Eine genauere Explikation dieser These sowie ein Überblick über Zahl und Art mittelalterlicher deutscher Autographen findet sich in: Volker Honemann, Autographische Überlieferung mittelalterlicher deutscher Literatur, in: Scrinium Berolinense. Tilo Brandis zum 65. Geburtstag (Beiträge aus der Staatsbibliothek zu Berlin - Preußischer Kulturbesitz 10), Berlin 2000, hier Bd. II, S. 821-828 (mit zahlreichen Literaturangaben zum mittelalterlichen Autograph).

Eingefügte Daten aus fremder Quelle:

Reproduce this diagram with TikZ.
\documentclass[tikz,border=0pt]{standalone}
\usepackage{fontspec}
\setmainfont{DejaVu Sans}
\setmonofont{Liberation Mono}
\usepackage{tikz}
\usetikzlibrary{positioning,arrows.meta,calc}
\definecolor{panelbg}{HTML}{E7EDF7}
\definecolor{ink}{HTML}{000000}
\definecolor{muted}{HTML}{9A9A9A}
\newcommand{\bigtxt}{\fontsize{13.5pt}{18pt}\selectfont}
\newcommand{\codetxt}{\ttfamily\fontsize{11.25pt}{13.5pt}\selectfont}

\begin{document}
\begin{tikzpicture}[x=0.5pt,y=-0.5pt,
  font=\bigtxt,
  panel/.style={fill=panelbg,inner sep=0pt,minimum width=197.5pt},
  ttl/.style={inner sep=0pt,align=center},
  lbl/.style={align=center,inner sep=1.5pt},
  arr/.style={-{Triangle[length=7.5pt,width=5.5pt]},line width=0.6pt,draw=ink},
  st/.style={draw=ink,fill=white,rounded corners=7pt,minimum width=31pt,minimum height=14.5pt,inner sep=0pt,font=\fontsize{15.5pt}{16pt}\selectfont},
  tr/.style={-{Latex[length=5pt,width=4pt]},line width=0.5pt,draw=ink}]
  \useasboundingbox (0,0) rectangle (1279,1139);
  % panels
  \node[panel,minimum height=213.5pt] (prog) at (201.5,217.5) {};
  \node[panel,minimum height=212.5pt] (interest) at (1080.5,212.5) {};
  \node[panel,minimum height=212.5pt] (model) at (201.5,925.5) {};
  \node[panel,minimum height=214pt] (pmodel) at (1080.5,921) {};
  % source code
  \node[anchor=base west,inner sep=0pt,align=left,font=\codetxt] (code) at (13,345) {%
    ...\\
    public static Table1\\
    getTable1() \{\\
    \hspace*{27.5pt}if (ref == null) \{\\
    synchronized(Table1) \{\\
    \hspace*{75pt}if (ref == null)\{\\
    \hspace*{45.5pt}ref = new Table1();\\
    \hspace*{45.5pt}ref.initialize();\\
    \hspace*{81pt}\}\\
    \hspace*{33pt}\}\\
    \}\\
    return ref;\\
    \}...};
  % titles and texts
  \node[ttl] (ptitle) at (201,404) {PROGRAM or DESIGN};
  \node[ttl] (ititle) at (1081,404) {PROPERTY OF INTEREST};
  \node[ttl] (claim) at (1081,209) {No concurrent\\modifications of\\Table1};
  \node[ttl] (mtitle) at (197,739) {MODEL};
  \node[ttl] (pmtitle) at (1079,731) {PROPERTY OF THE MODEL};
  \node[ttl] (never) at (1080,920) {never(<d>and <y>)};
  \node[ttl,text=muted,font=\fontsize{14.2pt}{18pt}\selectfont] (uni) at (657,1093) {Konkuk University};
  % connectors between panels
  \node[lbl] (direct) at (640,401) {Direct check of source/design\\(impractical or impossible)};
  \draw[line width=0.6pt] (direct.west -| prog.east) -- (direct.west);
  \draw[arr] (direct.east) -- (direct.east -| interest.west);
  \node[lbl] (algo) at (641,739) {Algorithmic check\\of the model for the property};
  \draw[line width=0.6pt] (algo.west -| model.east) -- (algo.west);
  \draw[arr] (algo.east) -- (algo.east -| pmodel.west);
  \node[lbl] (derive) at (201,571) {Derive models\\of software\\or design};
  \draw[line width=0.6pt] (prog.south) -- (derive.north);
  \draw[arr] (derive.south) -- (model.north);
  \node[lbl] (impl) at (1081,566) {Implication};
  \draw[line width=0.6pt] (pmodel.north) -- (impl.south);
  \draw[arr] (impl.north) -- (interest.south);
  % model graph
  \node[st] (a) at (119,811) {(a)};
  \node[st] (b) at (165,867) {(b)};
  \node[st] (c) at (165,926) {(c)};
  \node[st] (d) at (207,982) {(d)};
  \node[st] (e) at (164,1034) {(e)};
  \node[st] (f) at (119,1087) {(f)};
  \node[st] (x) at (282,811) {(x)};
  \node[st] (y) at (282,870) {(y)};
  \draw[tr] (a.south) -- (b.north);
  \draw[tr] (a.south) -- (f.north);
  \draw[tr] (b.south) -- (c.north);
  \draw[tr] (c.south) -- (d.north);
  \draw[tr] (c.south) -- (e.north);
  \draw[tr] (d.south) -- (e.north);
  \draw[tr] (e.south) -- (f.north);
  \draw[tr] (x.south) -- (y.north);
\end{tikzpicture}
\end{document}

Die Datenbank wird zugänglich sein unter der elektronischen Anschrift des Münsteraner Instituts für Frühmittelalterforschung:

http://www.uni-muenster.de/Fruehmittelalter/Projekte/Autographen/Abfrage.html

Anfragen zur autographischen Überlieferung einzelner Autoren und Texte können jedoch schon jetzt beantwortet werden. Anfragen, Hinweise auf weitere Autographen, Ergänzungen und Anregungen werden erbeten an:

Prof. Dr. Volker Honemann, Institut für Deutsche Philologie I, Johannisstr. 1-4, D-48143 Münster

E-Mail: honeman@uni-muenster.de

Anmerkungen:

  1. Für die Durchsicht des VL danke ich Ulrike Schwermann, für die jenige der Handschriftenkataloge und für die Erstellung der Bibliographie Tatjana Louis, für die elektronische Einrichtung Sven Peters und Herrn Dr. Franz Neiske vom Institut für Frühmittelalterforschung.
  2. Wolfram von Eschenbach. Sechste Ausgabe von Karl Lachmann, Berlin 1926, S. VI: Bei Werken, "von denen es niemahls autographa gegeben hat", könne die (erhaltene) Überlieferung unmöglich zur Rekonstruktion des Autortextes genügen, weshalb der Editor mitunter aus eigener "vermutung" das setzen müsse, was "der sinn oder der versbau oder des dichters art unwidersprechlich forderte".